Personal information
- Full name: José Eugenio Vásquez de Jesús
- Nationality: Dominican Republic
- Born: 5 March 1979 (age 47) Santo Domingo, Dominican Republic
- Height: 1.85 m (6 ft 1 in)
- Weight: 100 kg (220 lb)

Sport
- Sport: Judo
- Event: 100 kg

Medal record
Men's judo
Representing Dominican Republic
Central American and Caribbean Games
| Bronze medal – third place | 2010 Mayagüez | +100 kg |

= José Vásquez (judoka) =

Dominican judoka (born 1979)

José Eugenio Vásquez de Jesús (born March 5, 1979) is a judoka from the Dominican Republic, who competed in the men's heavyweight category. He picked up a total of fifteen medals in his career, including a bronze from the 2010 Central American and Caribbean Games in Mayagüez, Puerto Rico, attained a fifth-place finish in the 100-kg division at the 2003 Pan American Games in his native Santo Domingo, and represented his nation Dominican Republic in both 100 and over-100 kg class in two editions of the Olympic Games (2000 and 2004).

==Career==
Vasquez made his official debut at the 2000 Summer Olympics in Sydney, where he competed in the men's over-100 kg division. He lost his opening match to Kazakhstan's Vyacheslav Berduta, who immediately pushed him down the tatami using the small outer hook (kosoto gake) to produce an ippon victory inside 37 seconds.

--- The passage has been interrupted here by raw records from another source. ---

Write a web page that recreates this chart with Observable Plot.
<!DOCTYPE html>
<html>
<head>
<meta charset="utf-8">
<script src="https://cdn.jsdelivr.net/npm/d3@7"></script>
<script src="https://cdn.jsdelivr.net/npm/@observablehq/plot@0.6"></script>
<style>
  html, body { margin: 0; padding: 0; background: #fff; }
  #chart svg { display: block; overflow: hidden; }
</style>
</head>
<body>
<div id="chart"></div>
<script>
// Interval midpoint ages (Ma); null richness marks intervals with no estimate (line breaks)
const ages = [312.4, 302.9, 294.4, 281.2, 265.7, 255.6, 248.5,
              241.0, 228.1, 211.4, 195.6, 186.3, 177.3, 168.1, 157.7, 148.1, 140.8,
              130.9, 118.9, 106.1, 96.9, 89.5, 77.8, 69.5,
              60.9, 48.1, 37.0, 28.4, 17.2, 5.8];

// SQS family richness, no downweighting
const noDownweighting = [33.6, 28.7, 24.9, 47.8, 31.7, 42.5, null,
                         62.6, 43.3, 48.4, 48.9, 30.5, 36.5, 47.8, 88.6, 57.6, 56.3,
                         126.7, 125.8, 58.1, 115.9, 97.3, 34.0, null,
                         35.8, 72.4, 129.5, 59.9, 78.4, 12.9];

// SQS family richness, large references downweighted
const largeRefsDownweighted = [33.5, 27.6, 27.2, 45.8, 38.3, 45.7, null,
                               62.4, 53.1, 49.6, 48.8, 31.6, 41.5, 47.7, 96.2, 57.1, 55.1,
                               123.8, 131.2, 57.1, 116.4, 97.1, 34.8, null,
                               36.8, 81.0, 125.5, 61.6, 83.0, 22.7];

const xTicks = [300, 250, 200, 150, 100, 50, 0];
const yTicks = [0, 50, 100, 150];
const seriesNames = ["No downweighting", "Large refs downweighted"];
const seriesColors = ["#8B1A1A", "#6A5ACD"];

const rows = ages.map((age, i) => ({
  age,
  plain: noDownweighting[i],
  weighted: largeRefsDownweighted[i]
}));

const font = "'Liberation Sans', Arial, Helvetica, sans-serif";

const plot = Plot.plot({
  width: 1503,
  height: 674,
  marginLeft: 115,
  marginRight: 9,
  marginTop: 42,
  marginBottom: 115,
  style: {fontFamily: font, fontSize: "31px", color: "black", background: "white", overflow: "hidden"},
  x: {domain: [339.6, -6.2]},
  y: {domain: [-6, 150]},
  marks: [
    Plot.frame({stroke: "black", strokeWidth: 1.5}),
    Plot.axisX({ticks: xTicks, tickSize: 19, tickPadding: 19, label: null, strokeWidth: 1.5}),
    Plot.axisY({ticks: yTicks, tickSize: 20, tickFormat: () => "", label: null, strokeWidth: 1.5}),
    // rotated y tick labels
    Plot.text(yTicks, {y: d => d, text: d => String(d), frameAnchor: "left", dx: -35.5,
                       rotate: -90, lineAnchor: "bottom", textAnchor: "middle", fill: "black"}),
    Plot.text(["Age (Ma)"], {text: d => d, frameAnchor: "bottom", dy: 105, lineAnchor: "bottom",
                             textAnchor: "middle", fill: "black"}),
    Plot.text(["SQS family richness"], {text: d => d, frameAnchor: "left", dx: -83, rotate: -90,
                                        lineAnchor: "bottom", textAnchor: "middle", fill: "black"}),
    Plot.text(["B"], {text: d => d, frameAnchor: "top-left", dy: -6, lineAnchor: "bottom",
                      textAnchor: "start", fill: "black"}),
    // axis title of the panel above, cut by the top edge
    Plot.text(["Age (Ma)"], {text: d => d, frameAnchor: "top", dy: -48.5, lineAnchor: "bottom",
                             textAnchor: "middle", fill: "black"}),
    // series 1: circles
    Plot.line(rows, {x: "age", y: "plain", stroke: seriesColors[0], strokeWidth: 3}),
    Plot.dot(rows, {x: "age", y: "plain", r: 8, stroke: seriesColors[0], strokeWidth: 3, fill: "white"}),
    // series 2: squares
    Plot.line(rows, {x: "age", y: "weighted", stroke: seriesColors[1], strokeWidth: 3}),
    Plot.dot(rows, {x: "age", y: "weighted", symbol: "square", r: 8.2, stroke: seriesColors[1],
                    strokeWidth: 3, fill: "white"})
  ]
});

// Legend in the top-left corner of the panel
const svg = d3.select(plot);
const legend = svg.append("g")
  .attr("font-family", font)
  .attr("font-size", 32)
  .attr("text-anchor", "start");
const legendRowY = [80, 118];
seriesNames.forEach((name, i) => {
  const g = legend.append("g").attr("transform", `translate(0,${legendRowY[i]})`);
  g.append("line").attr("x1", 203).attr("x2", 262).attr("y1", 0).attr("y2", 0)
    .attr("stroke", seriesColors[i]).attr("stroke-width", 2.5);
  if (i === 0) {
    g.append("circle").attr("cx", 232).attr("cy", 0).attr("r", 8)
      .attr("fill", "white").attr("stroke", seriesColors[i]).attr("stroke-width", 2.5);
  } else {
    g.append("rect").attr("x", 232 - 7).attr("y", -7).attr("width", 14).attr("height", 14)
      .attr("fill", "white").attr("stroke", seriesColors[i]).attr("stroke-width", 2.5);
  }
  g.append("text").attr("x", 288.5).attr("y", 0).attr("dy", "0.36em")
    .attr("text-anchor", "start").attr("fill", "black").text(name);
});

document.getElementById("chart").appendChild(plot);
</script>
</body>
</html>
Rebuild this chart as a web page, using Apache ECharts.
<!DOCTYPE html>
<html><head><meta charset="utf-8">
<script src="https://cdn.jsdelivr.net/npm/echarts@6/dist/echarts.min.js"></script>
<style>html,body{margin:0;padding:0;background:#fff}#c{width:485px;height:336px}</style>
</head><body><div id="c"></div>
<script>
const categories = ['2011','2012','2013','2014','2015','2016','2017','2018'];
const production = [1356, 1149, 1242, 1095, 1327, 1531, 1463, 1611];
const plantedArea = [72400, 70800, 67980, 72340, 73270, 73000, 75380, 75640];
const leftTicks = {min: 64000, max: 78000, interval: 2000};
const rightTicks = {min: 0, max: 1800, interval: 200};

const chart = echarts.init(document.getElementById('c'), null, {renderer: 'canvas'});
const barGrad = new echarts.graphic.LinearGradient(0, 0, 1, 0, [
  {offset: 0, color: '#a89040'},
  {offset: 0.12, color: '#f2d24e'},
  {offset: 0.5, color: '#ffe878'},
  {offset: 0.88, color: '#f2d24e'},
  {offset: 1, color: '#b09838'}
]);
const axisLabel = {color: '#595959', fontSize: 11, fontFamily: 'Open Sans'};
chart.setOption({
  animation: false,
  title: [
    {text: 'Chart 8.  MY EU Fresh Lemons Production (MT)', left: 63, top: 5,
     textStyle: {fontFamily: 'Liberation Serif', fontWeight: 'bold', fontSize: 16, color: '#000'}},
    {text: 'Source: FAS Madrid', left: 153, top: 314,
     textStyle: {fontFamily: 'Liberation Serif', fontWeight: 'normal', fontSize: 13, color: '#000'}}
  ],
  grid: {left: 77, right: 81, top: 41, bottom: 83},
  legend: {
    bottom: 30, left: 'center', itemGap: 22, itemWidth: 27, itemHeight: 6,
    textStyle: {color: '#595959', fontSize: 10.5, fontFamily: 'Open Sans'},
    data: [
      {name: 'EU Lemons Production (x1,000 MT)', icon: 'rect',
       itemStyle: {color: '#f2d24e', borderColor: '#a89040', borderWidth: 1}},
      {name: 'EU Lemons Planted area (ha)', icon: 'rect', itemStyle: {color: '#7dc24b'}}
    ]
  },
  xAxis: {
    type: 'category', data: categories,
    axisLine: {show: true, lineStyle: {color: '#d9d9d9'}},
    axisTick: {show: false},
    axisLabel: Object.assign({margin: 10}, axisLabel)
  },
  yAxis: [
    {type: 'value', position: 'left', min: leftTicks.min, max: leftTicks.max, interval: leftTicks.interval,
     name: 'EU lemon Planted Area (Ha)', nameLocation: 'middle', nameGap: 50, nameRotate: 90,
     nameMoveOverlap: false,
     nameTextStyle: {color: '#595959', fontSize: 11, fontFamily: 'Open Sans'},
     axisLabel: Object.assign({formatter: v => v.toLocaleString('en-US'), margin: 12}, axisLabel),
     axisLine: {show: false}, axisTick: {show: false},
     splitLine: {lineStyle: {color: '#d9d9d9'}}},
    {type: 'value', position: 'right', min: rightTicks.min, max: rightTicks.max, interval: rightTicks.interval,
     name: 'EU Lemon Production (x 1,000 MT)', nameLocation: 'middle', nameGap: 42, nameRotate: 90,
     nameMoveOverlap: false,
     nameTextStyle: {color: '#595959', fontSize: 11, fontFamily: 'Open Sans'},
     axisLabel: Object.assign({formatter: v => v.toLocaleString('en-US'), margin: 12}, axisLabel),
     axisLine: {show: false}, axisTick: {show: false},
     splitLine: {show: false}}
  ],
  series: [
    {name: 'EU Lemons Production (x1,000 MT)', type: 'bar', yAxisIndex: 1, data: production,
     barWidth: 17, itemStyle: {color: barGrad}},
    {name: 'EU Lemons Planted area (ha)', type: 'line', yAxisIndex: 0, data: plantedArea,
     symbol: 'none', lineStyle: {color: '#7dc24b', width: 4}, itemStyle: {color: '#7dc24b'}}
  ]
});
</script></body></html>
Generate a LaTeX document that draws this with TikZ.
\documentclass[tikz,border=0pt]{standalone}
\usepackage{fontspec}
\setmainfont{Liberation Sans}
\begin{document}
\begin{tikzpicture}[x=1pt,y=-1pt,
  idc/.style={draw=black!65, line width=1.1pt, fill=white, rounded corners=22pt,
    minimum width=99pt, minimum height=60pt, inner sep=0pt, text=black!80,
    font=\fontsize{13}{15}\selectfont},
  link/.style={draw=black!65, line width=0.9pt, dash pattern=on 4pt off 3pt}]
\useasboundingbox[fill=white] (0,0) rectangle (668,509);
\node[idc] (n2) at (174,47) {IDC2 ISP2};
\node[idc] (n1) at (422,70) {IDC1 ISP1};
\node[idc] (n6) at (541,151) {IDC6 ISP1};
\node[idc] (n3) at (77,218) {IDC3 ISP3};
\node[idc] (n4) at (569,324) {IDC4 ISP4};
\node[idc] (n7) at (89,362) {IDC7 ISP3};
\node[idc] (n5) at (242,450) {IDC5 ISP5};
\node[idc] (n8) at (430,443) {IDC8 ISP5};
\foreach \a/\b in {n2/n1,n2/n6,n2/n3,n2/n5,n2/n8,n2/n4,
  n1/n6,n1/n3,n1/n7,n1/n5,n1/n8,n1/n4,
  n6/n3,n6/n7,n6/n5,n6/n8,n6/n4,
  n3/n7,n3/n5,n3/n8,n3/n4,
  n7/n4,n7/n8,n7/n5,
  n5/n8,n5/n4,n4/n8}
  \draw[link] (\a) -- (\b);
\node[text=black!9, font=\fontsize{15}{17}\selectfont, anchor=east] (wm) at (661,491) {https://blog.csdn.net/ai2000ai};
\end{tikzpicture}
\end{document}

At the 2004 Summer Olympics in Athens, Vasquez reduced his weight to 100 kg, and qualified for his second Dominican Republic squad in the men's half-heavyweight category, by granting an unused berth from the International Judo Federation and the Dominican Republic Olympic Committee (Comité Olímpico Dominicano). Vasquez could not improve his feat from the previous Games, as he conceded with a penalty and succumbed to an ippon and a tani otoshi (valley drop) from Finland's Timo Peltola before the five-minute regulation expired during their opening match.